Private allocatable arrays status at the end of an OpenMP // region?

Hi,

Allocatable arrays are automatically deallocated when they get out of scope. Does it apply also to private copies of an allocatable array at the end of an OpenMP parallel region? Do the OpenMP specs tell something about that? i.e.:

real, allocatable :: a(:)

!$OMP PARALLEL FIRSTPRIVATE(a)
allocate(a(n))

... ! some code

! Should we deallocate a(:) here, 
! or is the compiler required to automatically deallocate it?
deallocate( a )
!$OMP END PARALLEL

At least gfortran apparently deallocates the private copies before exiting the // region…

Why is the first thing you do to the “FIRSTPRIVATE(a)” is “allocate(a(n))” ?
I would have thought that for allocate to work in this context, it would not be previously allocated, so would not be able to be pre-initialised with what was before the OMP region ?
Why do you select pre-initialised for an un-allocated array ?
I think it should be PRIVATE (a), for an un-allocated array, and so removed at the end of the !$OMP region.

I am not aware of FIRSTPRIVATE being used to transfer the allocated status of an allocatable array. I thought this would be done automatically (no pun intended).
As a private array, it would be removed at the end of the OMP region, including it’s memory allocation if allocated.

Happy to learn if yours is a valid approach.

I don’t know, actually. I read a long time ago that simply private(a) could leave a in an undefined status (*), so I took the habit to always state firstprivate(a) in such case: at worst it’s useless, but it cannot hurt.

(*) maybe it was ambiguous with earlier versions of the OpenMP/Fortran standards (nowadays I think that no allocatable object can have an undefined status…), or maybe it a compiler bug at that time… I don’t remember.

This is what I also tend to think, and as a matter of fact gfortran and ifort seem to do that in practice. But it could just be because the developers of these compilers do things logically, and I’d like an explicit confirmation from the OpenMP specifications.

Possibly related? (about the use of firstprivate)

This page mentions finalization, but I cannot find auto-deallocation of allocatable arrays…

One concern is that, the behavior of the code may become different between single-thread (N=1) and multi-thread (N>1), when deallocate is not explicitly written and OpenMP auto-deallocates an allocatable array at the end of parallel region? (because for N=1, it means that the code does not deallocate it manually)

This explains why I started using firstprivate for allocatable arrays at some point :slight_smile:

Good point ! The problem is not if the code is run with a single thread in itself, but if it is compiled without OpenMP… So it looks reasonnable to deallocate explicitely the privatized arrays, whatever the compiler is supposed to do with them.

1 Like

Yeah, exactly! (I was thinking about serial build (= no -fopenmp), but “single thread” is a different thing…)

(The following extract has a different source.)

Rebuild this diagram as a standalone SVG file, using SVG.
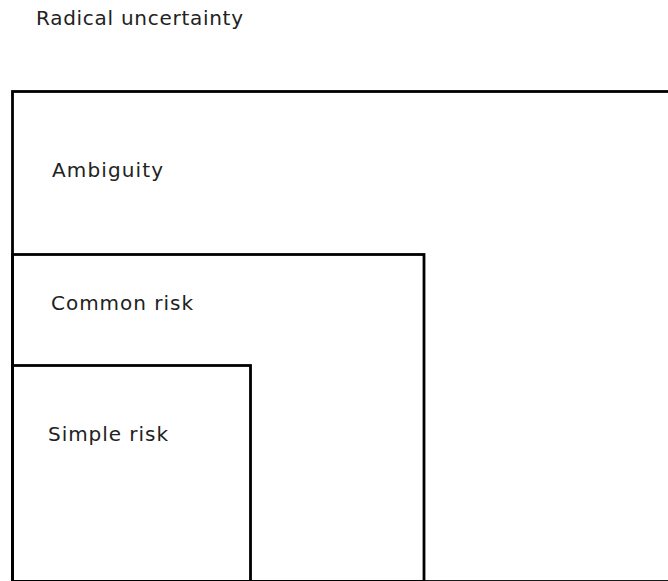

BTW, another approach might be to write a block construct within the parallel region, declare allocatable arrays in the block and manually allocate them, and expect the compiler to auto-deallocate the arrays (at the end of the block). Though I’ve never used this style, it might be of some use when there are lots of allocatable arrays inside the parallel region (not tested, just a guess)

I recall I may have overcome the deallocate status by not allocating the array outside the OMP region, leaving to allocate then deallocate explicitly in the !$OMP region.
If there remained any problem, I did this in a subroutine in the !$OMP region, where no local arrays were save. I still make sure that large local arrays are allocate > so go on the heap, but smallish arrays go on the thread stack. I have a 500GByte stack for all threads and make ALLOCATE arrays a multiple of memory page size; all to have heap arrays arrays on different threads not sharing memory pages. IT is a strategy that works, but difficult to identify if it is needed!

I also find private copies of allocatable arrays (as seen in the routine) go on the heap, but private copies of allocatable arrays that are routine arguments, go on the stack. ( using Gfortran)

Yes, it should do. However, the ifort version I am working with (18) does not like BLOCK constructs within OpenMP regions (it doesn’t like ASSOCIATE constructs either). Looks fine with gfortran, though.

Sure, but my point was “Does the standard(s) require(s) the automatic deallocation in such case?”

OpenMP is non standard (at this time?)

Right. It’s an API, with specifications. Which doesn’t change that much my questionning…

I find it difficult to identify which version of the OpenMP specification is supported by each version of the Gfortran I am using.
OpenMP version 5.1 has some expanded statements for controlling memory management. I am not sure what has been implemented of these additions. They appeared to be for GPU memory, but did not address my issue of managing stack and heap usage, when I was trying to improve this area of my code.
I really do not know what of these new features have been taken up by Fortran compilers.
A “feature” that I identified for OpenMP heap arrays, was to start new “large” arrays at the start of a new memory page. This does not appear to be a feature others have requested. :frowning:
The problem I see is it can be quiet complex code development to utilise these features, then the compiler might not have completely/successfully implemented the features you identify as beneficial.
I am using AMD hardware on Windows 10, so validating improvements can also be questionable!